The data:
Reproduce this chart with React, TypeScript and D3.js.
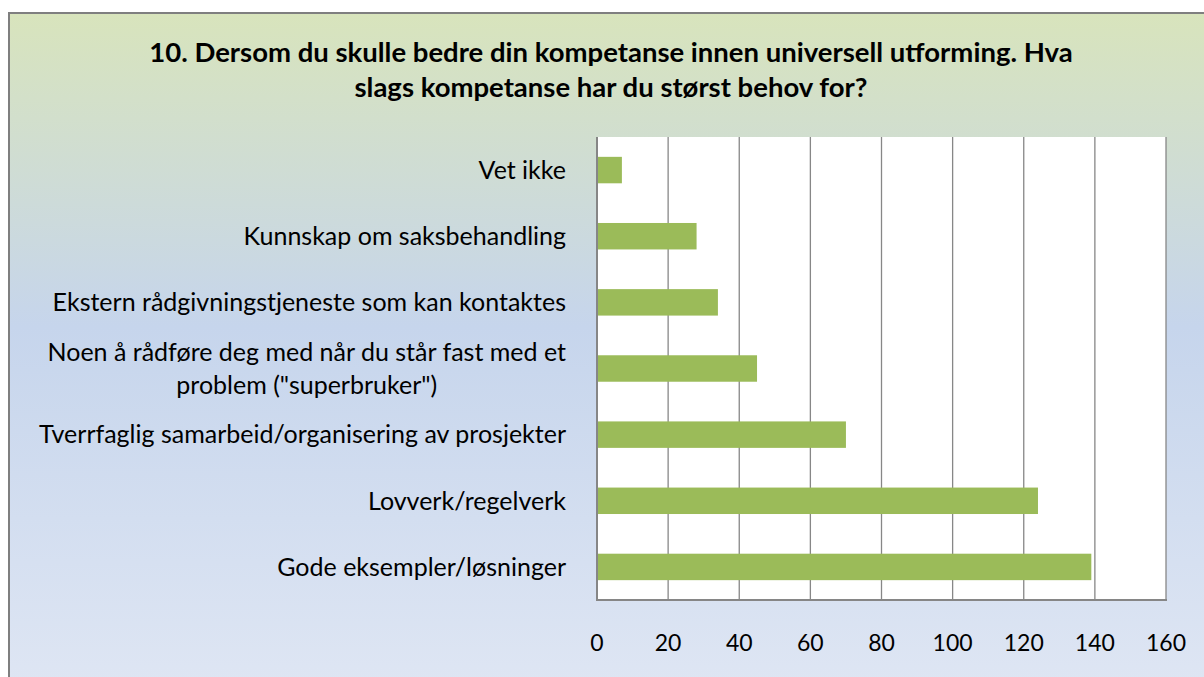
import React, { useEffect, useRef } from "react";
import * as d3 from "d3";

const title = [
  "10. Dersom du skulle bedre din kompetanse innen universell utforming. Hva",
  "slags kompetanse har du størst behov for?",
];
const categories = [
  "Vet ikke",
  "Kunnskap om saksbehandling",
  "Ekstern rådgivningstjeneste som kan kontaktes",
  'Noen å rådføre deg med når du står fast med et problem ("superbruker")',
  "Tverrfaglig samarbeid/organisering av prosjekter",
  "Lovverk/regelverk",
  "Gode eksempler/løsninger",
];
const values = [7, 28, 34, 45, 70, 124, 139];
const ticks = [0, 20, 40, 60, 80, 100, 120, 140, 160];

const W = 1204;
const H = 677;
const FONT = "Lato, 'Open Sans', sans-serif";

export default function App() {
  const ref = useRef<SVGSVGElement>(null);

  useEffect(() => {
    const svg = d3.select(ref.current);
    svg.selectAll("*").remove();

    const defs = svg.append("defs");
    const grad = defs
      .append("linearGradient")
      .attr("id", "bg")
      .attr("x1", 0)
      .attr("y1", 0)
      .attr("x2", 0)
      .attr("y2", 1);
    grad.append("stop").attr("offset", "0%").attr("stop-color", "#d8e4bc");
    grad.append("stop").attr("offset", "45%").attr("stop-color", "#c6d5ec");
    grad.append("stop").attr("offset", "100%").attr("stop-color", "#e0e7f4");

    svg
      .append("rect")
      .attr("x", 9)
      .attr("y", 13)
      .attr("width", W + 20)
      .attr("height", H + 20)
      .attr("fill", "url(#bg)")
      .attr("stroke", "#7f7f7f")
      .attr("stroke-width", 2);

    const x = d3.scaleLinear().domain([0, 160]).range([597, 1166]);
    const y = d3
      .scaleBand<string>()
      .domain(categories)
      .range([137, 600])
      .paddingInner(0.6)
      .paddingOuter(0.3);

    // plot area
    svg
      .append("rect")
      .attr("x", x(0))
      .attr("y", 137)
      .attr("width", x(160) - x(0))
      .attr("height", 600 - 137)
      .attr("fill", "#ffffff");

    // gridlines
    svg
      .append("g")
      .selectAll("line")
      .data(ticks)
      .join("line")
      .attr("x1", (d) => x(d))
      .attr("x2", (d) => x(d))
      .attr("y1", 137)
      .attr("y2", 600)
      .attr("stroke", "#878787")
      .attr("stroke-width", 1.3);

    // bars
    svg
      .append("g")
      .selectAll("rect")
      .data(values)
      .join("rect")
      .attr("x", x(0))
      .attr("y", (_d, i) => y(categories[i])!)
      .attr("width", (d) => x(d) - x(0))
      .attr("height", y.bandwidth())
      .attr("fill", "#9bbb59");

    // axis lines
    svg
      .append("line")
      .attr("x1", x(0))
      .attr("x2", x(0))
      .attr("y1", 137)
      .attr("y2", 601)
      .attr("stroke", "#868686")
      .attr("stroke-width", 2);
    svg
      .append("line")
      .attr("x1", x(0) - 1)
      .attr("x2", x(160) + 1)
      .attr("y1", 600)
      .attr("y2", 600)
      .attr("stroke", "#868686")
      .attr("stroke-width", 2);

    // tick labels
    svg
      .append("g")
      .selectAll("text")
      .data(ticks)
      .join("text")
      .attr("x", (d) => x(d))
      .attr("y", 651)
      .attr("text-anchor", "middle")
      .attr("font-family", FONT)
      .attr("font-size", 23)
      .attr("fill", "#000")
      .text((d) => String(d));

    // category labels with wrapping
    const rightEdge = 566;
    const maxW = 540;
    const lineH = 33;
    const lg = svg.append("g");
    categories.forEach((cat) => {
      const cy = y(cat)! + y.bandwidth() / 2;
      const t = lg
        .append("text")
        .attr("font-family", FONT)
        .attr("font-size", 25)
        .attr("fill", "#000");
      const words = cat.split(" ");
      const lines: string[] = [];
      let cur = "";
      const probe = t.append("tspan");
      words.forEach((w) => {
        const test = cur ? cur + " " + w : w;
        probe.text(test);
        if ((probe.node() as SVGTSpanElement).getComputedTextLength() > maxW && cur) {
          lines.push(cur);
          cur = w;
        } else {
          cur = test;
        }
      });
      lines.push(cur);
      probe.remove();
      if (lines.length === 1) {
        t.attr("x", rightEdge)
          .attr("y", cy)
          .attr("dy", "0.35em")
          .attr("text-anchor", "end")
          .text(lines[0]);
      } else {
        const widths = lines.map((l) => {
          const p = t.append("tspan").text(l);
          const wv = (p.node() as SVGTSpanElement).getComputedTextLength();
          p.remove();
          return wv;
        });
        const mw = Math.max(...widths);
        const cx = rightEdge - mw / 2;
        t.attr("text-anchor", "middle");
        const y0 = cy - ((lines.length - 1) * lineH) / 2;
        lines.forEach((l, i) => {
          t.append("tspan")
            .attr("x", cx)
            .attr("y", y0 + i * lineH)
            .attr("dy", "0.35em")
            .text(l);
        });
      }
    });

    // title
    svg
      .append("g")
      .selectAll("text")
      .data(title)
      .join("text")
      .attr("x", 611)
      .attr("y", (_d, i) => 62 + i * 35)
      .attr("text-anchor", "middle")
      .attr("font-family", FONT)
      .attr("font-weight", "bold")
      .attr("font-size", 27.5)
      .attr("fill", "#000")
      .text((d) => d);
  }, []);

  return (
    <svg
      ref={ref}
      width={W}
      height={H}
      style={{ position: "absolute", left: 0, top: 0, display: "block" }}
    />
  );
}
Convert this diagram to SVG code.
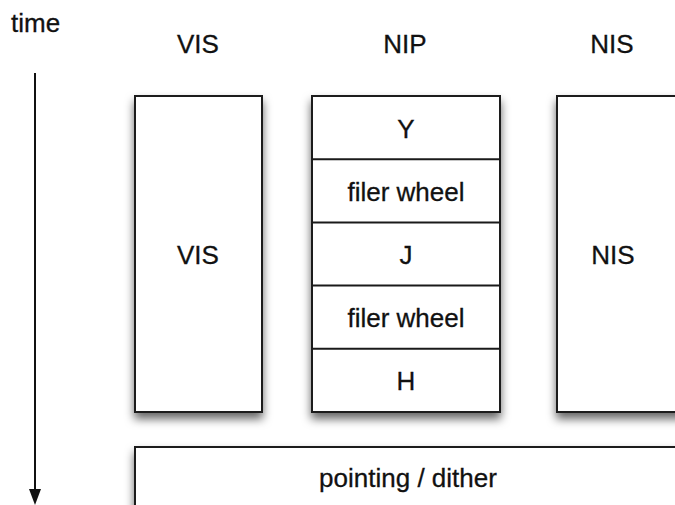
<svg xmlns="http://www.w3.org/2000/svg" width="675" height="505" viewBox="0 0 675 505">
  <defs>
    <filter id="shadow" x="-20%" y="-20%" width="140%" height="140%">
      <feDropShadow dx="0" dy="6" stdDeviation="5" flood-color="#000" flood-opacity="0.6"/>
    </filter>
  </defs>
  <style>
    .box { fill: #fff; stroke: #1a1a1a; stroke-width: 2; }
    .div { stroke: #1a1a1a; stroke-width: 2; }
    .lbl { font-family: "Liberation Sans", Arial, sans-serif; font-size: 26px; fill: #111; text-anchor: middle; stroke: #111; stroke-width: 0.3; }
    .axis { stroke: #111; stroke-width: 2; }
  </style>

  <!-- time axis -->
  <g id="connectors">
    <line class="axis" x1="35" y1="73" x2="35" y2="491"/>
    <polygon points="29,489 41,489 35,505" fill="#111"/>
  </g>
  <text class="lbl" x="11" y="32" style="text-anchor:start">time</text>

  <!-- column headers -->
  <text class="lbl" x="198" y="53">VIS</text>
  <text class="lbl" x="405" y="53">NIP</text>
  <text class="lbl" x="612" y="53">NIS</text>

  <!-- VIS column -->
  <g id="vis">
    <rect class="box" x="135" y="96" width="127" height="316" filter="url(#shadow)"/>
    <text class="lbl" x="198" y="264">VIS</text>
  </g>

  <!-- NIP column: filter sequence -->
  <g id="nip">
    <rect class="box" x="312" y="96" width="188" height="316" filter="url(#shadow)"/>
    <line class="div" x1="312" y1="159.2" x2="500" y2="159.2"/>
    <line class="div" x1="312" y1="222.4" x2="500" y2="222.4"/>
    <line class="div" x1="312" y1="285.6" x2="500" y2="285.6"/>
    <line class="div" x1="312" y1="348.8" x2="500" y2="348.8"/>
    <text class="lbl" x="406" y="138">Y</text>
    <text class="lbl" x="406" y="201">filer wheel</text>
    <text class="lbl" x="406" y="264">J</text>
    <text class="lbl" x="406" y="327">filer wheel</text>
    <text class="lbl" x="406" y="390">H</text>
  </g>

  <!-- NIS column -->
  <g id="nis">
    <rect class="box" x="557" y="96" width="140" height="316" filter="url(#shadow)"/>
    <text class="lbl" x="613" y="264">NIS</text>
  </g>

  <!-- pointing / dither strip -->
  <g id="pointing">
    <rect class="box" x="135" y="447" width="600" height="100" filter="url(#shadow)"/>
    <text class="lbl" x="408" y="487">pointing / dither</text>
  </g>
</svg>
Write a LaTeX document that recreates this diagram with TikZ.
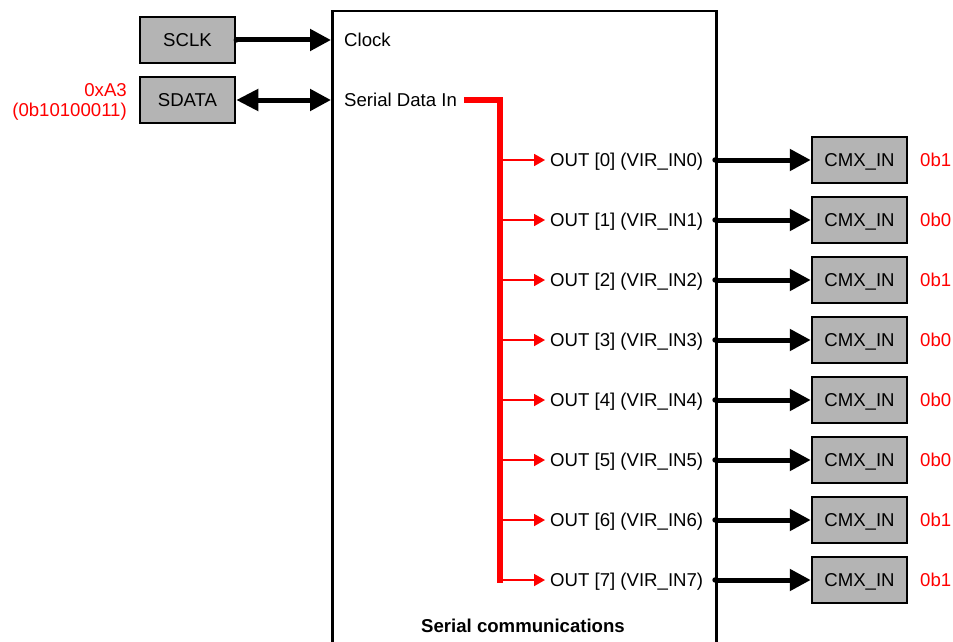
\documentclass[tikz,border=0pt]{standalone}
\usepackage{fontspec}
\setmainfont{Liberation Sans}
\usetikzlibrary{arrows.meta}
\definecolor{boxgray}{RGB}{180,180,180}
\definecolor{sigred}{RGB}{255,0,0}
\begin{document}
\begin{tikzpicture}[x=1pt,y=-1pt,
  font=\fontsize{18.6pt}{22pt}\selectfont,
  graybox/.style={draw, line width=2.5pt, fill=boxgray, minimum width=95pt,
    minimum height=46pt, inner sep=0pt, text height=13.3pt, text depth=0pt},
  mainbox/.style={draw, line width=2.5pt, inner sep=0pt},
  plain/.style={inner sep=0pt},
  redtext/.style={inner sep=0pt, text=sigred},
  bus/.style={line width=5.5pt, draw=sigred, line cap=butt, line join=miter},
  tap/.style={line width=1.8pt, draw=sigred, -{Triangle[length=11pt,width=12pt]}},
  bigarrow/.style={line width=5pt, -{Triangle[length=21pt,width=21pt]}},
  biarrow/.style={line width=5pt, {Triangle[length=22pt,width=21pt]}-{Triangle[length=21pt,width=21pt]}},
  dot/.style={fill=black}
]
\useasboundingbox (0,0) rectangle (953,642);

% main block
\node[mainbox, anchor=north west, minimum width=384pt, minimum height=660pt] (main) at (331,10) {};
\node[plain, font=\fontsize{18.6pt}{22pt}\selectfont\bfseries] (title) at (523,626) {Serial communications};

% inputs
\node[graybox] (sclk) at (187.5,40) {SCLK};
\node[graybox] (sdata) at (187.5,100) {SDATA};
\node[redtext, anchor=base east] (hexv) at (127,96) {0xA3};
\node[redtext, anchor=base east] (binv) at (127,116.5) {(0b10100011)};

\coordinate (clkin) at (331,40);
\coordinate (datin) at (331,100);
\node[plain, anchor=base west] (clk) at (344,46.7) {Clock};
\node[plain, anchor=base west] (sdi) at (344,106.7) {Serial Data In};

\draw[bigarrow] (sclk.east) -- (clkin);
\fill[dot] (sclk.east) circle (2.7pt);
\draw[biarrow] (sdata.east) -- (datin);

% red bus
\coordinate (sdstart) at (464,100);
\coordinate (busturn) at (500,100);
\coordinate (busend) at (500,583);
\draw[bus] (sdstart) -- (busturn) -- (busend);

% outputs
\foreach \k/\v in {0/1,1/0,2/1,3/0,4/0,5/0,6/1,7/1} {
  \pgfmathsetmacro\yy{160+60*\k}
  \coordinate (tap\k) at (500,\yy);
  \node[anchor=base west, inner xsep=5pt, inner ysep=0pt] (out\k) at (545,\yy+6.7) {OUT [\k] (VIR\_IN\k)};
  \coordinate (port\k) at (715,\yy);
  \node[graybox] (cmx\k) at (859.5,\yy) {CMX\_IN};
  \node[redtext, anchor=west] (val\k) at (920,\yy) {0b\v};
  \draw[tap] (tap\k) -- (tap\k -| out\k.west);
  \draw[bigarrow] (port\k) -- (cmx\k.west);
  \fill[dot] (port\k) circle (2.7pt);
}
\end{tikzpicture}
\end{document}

What needs to be done: Pictures excluded, retype exactly the lines running from the one with "Write a LaTeX" through the one with "anchor=base west] (sdi)". Include both end lines and nothing more.

Solution for this task:
Write a LaTeX document that recreates this diagram with TikZ.
\documentclass[tikz,border=0pt]{standalone}
\usepackage{fontspec}
\setmainfont{Liberation Sans}
\usetikzlibrary{arrows.meta}
\definecolor{boxgray}{RGB}{180,180,180}
\definecolor{sigred}{RGB}{255,0,0}
\begin{document}
\begin{tikzpicture}[x=1pt,y=-1pt,
  font=\fontsize{18.6pt}{22pt}\selectfont,
  graybox/.style={draw, line width=2.5pt, fill=boxgray, minimum width=95pt,
    minimum height=46pt, inner sep=0pt, text height=13.3pt, text depth=0pt},
  mainbox/.style={draw, line width=2.5pt, inner sep=0pt},
  plain/.style={inner sep=0pt},
  redtext/.style={inner sep=0pt, text=sigred},
  bus/.style={line width=5.5pt, draw=sigred, line cap=butt, line join=miter},
  tap/.style={line width=1.8pt, draw=sigred, -{Triangle[length=11pt,width=12pt]}},
  bigarrow/.style={line width=5pt, -{Triangle[length=21pt,width=21pt]}},
  biarrow/.style={line width=5pt, {Triangle[length=22pt,width=21pt]}-{Triangle[length=21pt,width=21pt]}},
  dot/.style={fill=black}
]
\useasboundingbox (0,0) rectangle (953,642);

% main block
\node[mainbox, anchor=north west, minimum width=384pt, minimum height=660pt] (main) at (331,10) {};
\node[plain, font=\fontsize{18.6pt}{22pt}\selectfont\bfseries] (title) at (523,626) {Serial communications};

% inputs
\node[graybox] (sclk) at (187.5,40) {SCLK};
\node[graybox] (sdata) at (187.5,100) {SDATA};
\node[redtext, anchor=base east] (hexv) at (127,96) {0xA3};
\node[redtext, anchor=base east] (binv) at (127,116.5) {(0b10100011)};

\coordinate (clkin) at (331,40);
\coordinate (datin) at (331,100);
\node[plain, anchor=base west] (clk) at (344,46.7) {Clock};
\node[plain, anchor=base west] (sdi) at (344,106.7) {Serial Data In};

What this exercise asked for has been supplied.